O cinema do IMS-RJ exibe o filme Sudoeste nos dias 16 e 17 de agosto, às 20h.
Dois filmes brasileiros muito fortes estão em cartaz e merecem – ou melhor, precisam – ser vistos antes que sejam esmagados pelos blockbusters do momento.
Sobre Era uma vez eu, Verônica, de Marcelo Gomes, já discorri, ainda que brevemente, ao comentar o festival de Brasília, que ele venceu, empatado com Eles voltam.
Agora cabe destacar, com urgência, o extraordinário Sudoeste, de Eduardo Nunes, que está em cartaz no Rio e em seguida aporta em São Paulo e outras capitais.
Longa-metragem de estreia do diretor niteroiense, festejado por curtas como Terral, A infância da mulher barbada e Reminiscência, Sudoeste é um projeto ambicioso que demorou dez anos para se realizar, e o resultado impressiona por seu refinamento estético e sua ousadia formal.
Seus dois traços visuais mais evidentes – a fotografia em preto e branco e o formato da tela (3,66:1), mais horizontal até do que o cinemascope – não são meros cacoetes estilísticos, mas, ao contrário, servem perfeitamente à proposta dramática do filme, ao universo físico e humano que ele constrói.
De seu entrecho dramático, o que se pode dizer é que trata de um dia na vida de um vilarejo lacustre, durante o qual se desenrola toda a existência de uma mulher, Clarice (Raquel Bonfante, Simone Spoladore e duas outras atrizes). Soa enigmático? Assista ao filme para entender o que se passa.
Tempos sobrepostos
Ao situar seus personagens num lugar aparentemente parado no tempo, ou fora dele, Sudoeste se filia de algum modo a toda uma família de filmes brasileiros recentes: Mãe e filha, de Petrus Cariry,Girimunho, de Clarice Campolina e Helvécio Marins, Histórias que só existem quando lembradas, de Júlia Murat. Reparando melhor, são, todas elas, obras em que se sobrepõem duas ordens de tempo: o tempo cíclico, circular, e o tempo histórico ou cronológico. Um antecedente mais ou menos próximo seria A ostra e o vento (1997), do veterano Walter Lima Jr., e um antepassado mais remoto, Limite(1930), de Mário Peixoto. Essa espécie de negação do contemporâneo por tantos jovens cineastas poderia ser um tema interessante de pesquisa e análise. Mas voltemos ao filme.

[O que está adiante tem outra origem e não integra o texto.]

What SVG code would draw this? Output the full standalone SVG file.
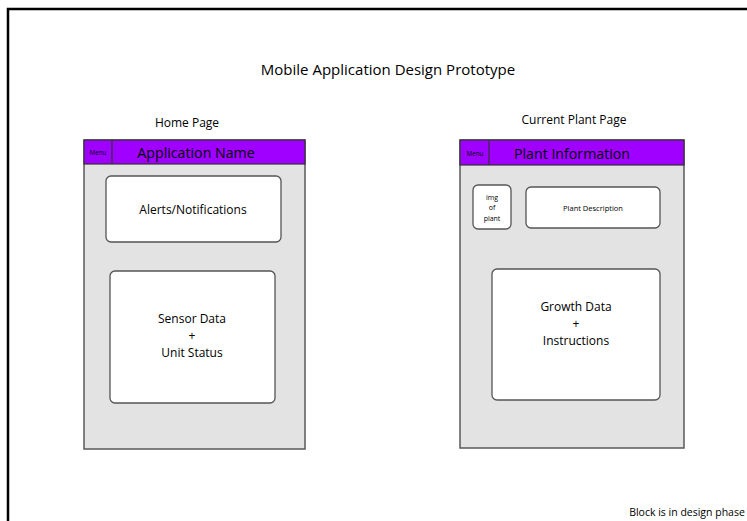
<svg xmlns="http://www.w3.org/2000/svg" width="747" height="521" viewBox="0 0 747 521">
<style>
text{font-family:"Open Sans","Liberation Sans",sans-serif;fill:#000;text-anchor:middle;dominant-baseline:central}
.phone{fill:#e3e3e3;stroke:#5a5a5a;stroke-width:1.5}
.bar{fill:#9f00ff;stroke:#333;stroke-width:1.2}
.box{fill:#fff;stroke:#555;stroke-width:1.3}
.t{font-size:12px}
.h{font-size:14.2px}
.s{font-size:6.3px}
</style>
<rect x="0" y="0" width="747" height="521" fill="#fff"/>
<rect x="8" y="9" width="760" height="540" fill="none" stroke="#000" stroke-width="2.5"/>
<text x="388" y="69" font-size="15">Mobile Application Design Prototype</text>
<text x="187" y="122" class="t">Home Page</text>
<text x="574" y="119" class="t">Current Plant Page</text>
<g id="home-page">
<rect class="phone" x="84" y="140" width="221" height="309"/>
<rect class="bar" x="84" y="140" width="221" height="24"/>
<line x1="112" y1="140" x2="112" y2="164" stroke="#333" stroke-width="1.2"/>
<text x="98" y="152" class="s">Menu</text>
<text x="196" y="152" class="h">Application Name</text>
</g>
<g id="alerts">
<rect class="box" x="106" y="176" width="175" height="66" rx="5"/>
<text x="193" y="209" class="t">Alerts/Notifications</text>
</g>
<g id="sensor-data">
<rect class="box" x="110" y="271" width="165" height="132" rx="5"/>
<text x="192" y="318" class="t">Sensor Data</text>
<text x="192" y="335" class="t">+</text>
<text x="192" y="352" class="t">Unit Status</text>
</g>
<g id="plant-page">
<rect class="phone" x="460" y="140" width="224" height="308"/>
<rect class="bar" x="460" y="140" width="224" height="25"/>
<line x1="489" y1="140" x2="489" y2="165" stroke="#333" stroke-width="1.2"/>
<text x="475" y="153" class="s">Menu</text>
<text x="572" y="153" class="h">Plant Information</text>
</g>
<g id="img-of-plant">
<rect class="box" x="473" y="185" width="38" height="44" rx="5"/>
<text x="492" y="197" font-size="7">img</text>
<text x="492" y="207" font-size="7">of</text>
<text x="492" y="218" font-size="7">plant</text>
</g>
<g id="plant-description">
<rect class="box" x="526" y="187" width="134" height="41" rx="5"/>
<text x="593" y="208" font-size="7.5">Plant Description</text>
</g>
<g id="growth-data">
<rect class="box" x="492" y="269" width="168" height="131" rx="5"/>
<text x="576" y="306" class="t">Growth Data</text>
<text x="576" y="323" class="t">+</text>
<text x="576" y="340" class="t">Instructions</text>
</g>
<text x="687" y="512" font-size="10.5">Block is in design phase</text>
<g id="connectors"></g>
</svg>
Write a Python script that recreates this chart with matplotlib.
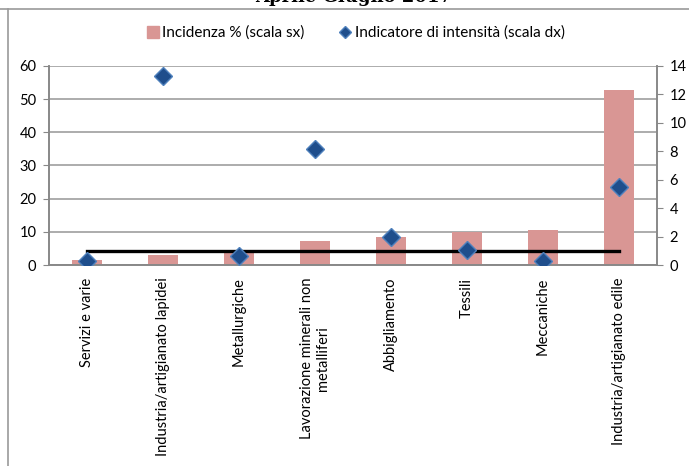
import matplotlib
matplotlib.use("Agg")
import matplotlib.pyplot as plt
from matplotlib.lines import Line2D
import numpy as np

categories = ["Servizi e varie", "Industria/artigianato lapidei", "Metallurgiche",
              "Lavorazione minerali non\nmetalliferi", "Abbigliamento", "Tessili",
              "Meccaniche", "Industria/artigianato edile"]
incidenza = [1.5, 2.9, 4.2, 7.2, 8.3, 10.0, 10.5, 52.8]
intensita = [0.3, 13.3, 0.63, 8.15, 2.0, 1.05, 0.3, 5.5]
soglia = [1, 1, 1, 1, 1, 1, 1, 1]
left_ticks = [0, 10, 20, 30, 40, 50, 60]
right_ticks = [0, 2, 4, 6, 8, 10, 12, 14]

plt.rcParams['font.family'] = ['Lato', 'DejaVu Sans']

fig = plt.figure(figsize=(6.89, 4.66), dpi=100)
ax = fig.add_axes([0.0711, 0.4313, 0.8824, 0.4271])
ax2 = ax.twinx()

x = np.arange(len(categories))
ax.bar(x, incidenza, width=0.4, color='#D99694', zorder=2)
ax.set_xlim(-0.5, len(categories) - 0.5)
ax.set_ylim(0, 60)
ax.set_yticks(left_ticks)
ax.yaxis.grid(True, color='#A6A6A6', linewidth=1.3, zorder=0)
ax.set_axisbelow(True)
ax.set_xticks(x)
ax.set_xticklabels(categories, rotation=90, fontsize=10.5, ha='center', va='top',
                   multialignment='center')
ax.tick_params(axis='x', length=0, pad=9)
ax.tick_params(axis='y', labelsize=10.5, length=4, color='#888888', direction='out', pad=5)

ax2.plot(x, soglia, color='black', linewidth=2.4, zorder=3)
ax2.plot(x, intensita, linestyle='none', marker='D', markersize=9.5,
         markerfacecolor='#1F4E8C', markeredgecolor='#4F81BD', markeredgewidth=1, zorder=4)
ax2.set_ylim(0, 14)
ax2.set_yticks(right_ticks)
ax2.tick_params(axis='y', labelsize=10.5, length=4, color='#888888', direction='out', pad=5)

for a in (ax, ax2):
    a.spines['top'].set_visible(False)
    for s in ('left', 'right', 'bottom'):
        a.spines[s].set_color('#888888')
        a.spines[s].set_linewidth(1.2)

handles = [
    Line2D([], [], linestyle='none', marker='s', markersize=8, markerfacecolor='#D99694',
           markeredgecolor='#D99694'),
    Line2D([], [], linestyle='none', marker='D', markersize=6, markerfacecolor='#1F4E8C',
           markeredgecolor='#4F81BD'),
]
fig.legend(handles, ["Incidenza % (scala sx)", "Indicatore di intensità (scala dx)"],
           loc='center', bbox_to_anchor=(0.515, 1 - 33 / 466), ncol=2, frameon=False,
           fontsize=11, handletextpad=0.1, columnspacing=2.2, handlelength=1.0)

# document title cut by the top edge
fig.text(354 / 689, 1 - 2 / 466, "Aprile Giugno 2017", ha='center', va='baseline',
         fontsize=13, fontweight='bold', family='DejaVu Serif')

# chart frame
fig.add_artist(Line2D([0, 1], [1 - 9 / 466, 1 - 9 / 466], color='#9a9a9a', linewidth=1.2,
                      transform=fig.transFigure))
fig.add_artist(Line2D([8 / 689, 8 / 689], [0, 1 - 9 / 466], color='#9a9a9a', linewidth=1.2,
                      transform=fig.transFigure))

fig.savefig("out.png", dpi=100)
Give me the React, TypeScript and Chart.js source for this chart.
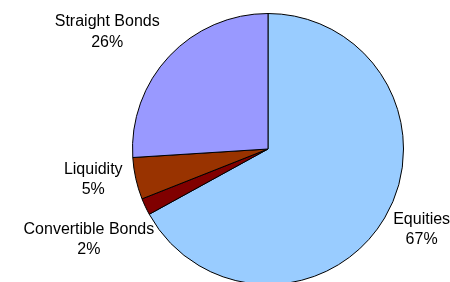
import React, { useEffect, useRef } from "react";
import { Chart, registerables } from "chart.js";

Chart.register(...registerables);

const categories = ["Equities", "Convertible Bonds", "Liquidity", "Straight Bonds"];
const values = [67, 2, 5, 26];
const percentLabels = ["67%", "2%", "5%", "26%"];
const colors = ["#99CCFF", "#800000", "#993300", "#9999FF"];

// label placement relative to the outer midpoint of each slice (first baseline)
const labelOffsets: [number, number][] = [
  [37, 6],
  [-56.5, 27],
  [-42.5, -4.7],
  [-62, -30],
];

const outsideLabels = {
  id: "outsideLabels",
  afterDatasetsDraw(chart: any) {
    const ctx = chart.ctx;
    const meta = chart.getDatasetMeta(0);
    ctx.save();
    ctx.font = "16px 'Liberation Sans', Arial, sans-serif";
    ctx.fillStyle = "#000000";
    ctx.textAlign = "center";
    ctx.textBaseline = "alphabetic";
    meta.data.forEach((arc: any, i: number) => {
      const p = arc.getProps(["x", "y", "startAngle", "endAngle", "outerRadius"], true);
      const mid = (p.startAngle + p.endAngle) / 2;
      const px = p.x + Math.cos(mid) * p.outerRadius;
      const py = p.y + Math.sin(mid) * p.outerRadius;
      const [dx, dy] = labelOffsets[i];
      ctx.fillText(categories[i], px + dx, py + dy);
      ctx.fillText(percentLabels[i], px + dx, py + dy + 20.5);
    });
    ctx.restore();
  },
};

export default function App() {
  const ref = useRef<HTMLCanvasElement | null>(null);
  useEffect(() => {
    if (!ref.current) return;
    const chart = new Chart(ref.current, {
      type: "pie",
      data: {
        labels: categories,
        datasets: [
          {
            data: values,
            backgroundColor: colors,
            borderColor: "#000000",
            borderWidth: 1,
          },
        ],
      },
      options: {
        responsive: false,
        animation: false,
        events: [],
        layout: { padding: { left: 132, right: 46, top: 13, bottom: 15 } },
        plugins: {
          legend: { display: false },
          tooltip: { enabled: false },
        },
      },
      plugins: [outsideLabels],
    });
    return () => chart.destroy();
  }, []);
  return (
    <div
      style={{
        position: "fixed",
        left: 0,
        top: 0,
        width: 450,
        height: 282,
        overflow: "hidden",
        background: "#ffffff",
      }}
    >
      <div style={{ position: "relative", width: 450, height: 300 }}>
        <canvas
          ref={ref}
          width={450}
          height={300}
          style={{ display: "block", width: 450, height: 300 }}
        />
      </div>
    </div>
  );
}
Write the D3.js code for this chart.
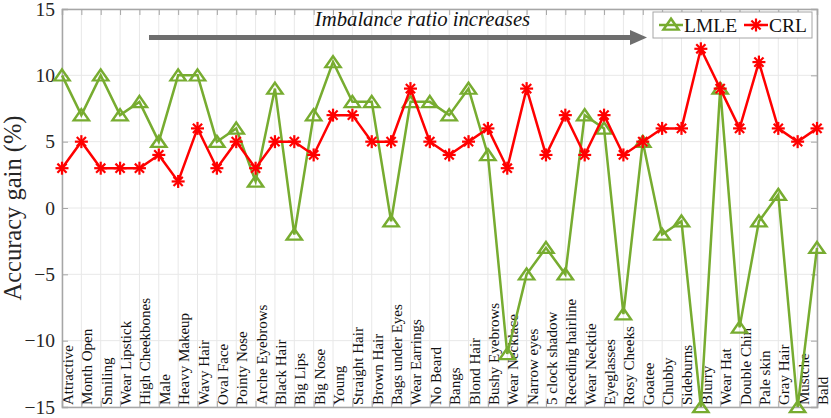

À teia de tempos sobrepostos presentes nos outros exemplos citados, Sudoeste acrescenta mais um, que é, digamos, um tempo metafísico ou mesmo fantástico. A aproximação aqui, tanto em termos plásticos como filosóficos, é com o cinema de Tarkóviski, com ecos também (até pela semelhança da paisagem, dos botes etc.) do Mizoguchi de Contos da lua vaga. Talvez a associação soe um tanto forçada, mas ninguém negará que o apuro plástico da fotografia de Mauro Pinheiro Jr. na construção de um espaço/tempo especificamente cinematográfico só encontra paralelo nos melhores momentos do cinema russo, japonês ou nórdico.
Poesia visual
Alguns críticos viram no filme um excesso estetizante que teria obscurecido “a história a ser contada”. Discordo. Um dos méritos maiores de Sudoeste é o de não ser a ilustração audiovisual de uma história pré-existente (num livro, ou num roteiro), mas o de engendrar sua narrativa a cada plano, por meio da luz, do ritmo, dos efeitos sonoros – e só acessoriamente pelo diálogo, aliás escasso.
Filme em que não há um único plano feio, descuidado ou desnecessário, Sudoeste é pródigo em momentos de grande poesia visual: um barraco sobre palafitas queimando solitário no meio do lago, a janela que se abre (como uma tela de cinema) para crianças brincando de correr na chuva, a salina que se estende a perder de vista com seus pequenos montes de sal e seus minúsculos lagos, uma vela que se acende criando o mundo ao seu redor etc.
Algumas últimas informações: o filme foi rodado nas proximidades de Arraial do Cabo, na chamada região dos lagos, e ganhou no Festival do Rio do ano passado o prêmio especial do júri, o de fotografia e o da Fipresci (crítica internacional), conquistado também no Festival de Toulouse. O elenco tem ainda a veterana Léa Garcia, como uma espécie de bruxa, Dira Paes, Mariana Lima e Everaldo Pontes, entre outros.